一个捂着肚子就开始嚎:“哎哟!疼死我了!这娘们黑心啊!哎哟喂,肠子都要断了!”
另一个直接干呕起来:“呕——这肉有毒!这是谋财害命啊!”
周围路过的人不少。
有的驻足看两眼,有的匆匆走过,眼神麻木又冷漠。
在城中村,这种碰瓷找茬的事儿,一天能发生八百回。
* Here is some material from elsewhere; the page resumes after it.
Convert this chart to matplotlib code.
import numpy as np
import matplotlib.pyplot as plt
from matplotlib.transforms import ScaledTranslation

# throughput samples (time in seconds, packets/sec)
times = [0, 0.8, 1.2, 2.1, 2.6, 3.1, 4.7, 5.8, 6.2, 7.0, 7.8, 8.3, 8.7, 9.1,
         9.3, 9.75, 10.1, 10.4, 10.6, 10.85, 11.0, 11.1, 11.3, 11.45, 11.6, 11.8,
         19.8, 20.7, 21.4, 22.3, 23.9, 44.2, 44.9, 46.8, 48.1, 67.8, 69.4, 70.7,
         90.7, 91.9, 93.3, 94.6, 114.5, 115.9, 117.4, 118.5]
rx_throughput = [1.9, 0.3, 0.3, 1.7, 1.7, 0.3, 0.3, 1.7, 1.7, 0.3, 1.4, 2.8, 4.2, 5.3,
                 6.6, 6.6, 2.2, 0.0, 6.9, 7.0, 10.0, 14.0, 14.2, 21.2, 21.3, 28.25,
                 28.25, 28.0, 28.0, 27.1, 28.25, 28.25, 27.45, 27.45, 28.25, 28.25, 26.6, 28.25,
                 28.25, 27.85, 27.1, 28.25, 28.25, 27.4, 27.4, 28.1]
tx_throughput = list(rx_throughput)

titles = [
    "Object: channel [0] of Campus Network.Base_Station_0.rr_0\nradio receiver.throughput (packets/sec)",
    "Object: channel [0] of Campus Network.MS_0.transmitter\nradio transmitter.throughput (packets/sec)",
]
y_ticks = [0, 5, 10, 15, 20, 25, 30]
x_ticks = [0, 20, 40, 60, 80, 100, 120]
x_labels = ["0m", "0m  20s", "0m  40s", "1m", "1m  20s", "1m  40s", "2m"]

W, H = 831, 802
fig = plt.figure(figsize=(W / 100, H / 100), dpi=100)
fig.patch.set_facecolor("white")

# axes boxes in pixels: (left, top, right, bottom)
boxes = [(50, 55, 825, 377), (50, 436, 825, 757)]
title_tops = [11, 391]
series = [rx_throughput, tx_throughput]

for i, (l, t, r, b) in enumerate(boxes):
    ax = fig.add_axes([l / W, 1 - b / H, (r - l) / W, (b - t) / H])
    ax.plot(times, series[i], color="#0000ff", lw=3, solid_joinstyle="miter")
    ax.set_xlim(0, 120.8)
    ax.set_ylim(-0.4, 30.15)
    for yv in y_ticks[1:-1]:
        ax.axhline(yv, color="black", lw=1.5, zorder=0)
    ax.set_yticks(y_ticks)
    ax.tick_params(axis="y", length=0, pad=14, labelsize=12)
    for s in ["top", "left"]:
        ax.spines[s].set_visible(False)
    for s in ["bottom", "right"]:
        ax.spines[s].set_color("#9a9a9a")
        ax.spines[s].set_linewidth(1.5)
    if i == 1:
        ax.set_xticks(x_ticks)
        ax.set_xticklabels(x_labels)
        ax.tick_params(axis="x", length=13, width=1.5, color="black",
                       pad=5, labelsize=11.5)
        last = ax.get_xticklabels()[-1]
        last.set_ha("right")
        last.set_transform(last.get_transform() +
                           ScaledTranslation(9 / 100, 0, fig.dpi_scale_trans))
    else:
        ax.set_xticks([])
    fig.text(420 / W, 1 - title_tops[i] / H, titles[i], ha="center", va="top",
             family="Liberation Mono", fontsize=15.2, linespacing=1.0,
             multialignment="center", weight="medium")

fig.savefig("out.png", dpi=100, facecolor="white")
谁敢管?
管了就是惹火烧身,这帮烂仔就像苍蝇,赶不走,还恶心人。
沈慧脸瞬间就白了,毫无血色。
“不……不可能的!”
她急得眼圈通红,声音都带着哭腔,双手乱摆。
“这肉是我今天早上五点去布吉农批市场买的,还是热乎的鲜肉,我有票据的!怎么会馊……”
“还敢顶嘴?”
黄毛猛地站起来,一脚踩在塑料凳子上,那股子无赖劲儿全上来了。
“老子说馊就是馊!我看你是要钱不要命!哥几个在你这吃坏了肚子,还得去医院挂水洗胃,你说咋办吧?”
沈慧吓得往后缩了一步,身子都在发抖。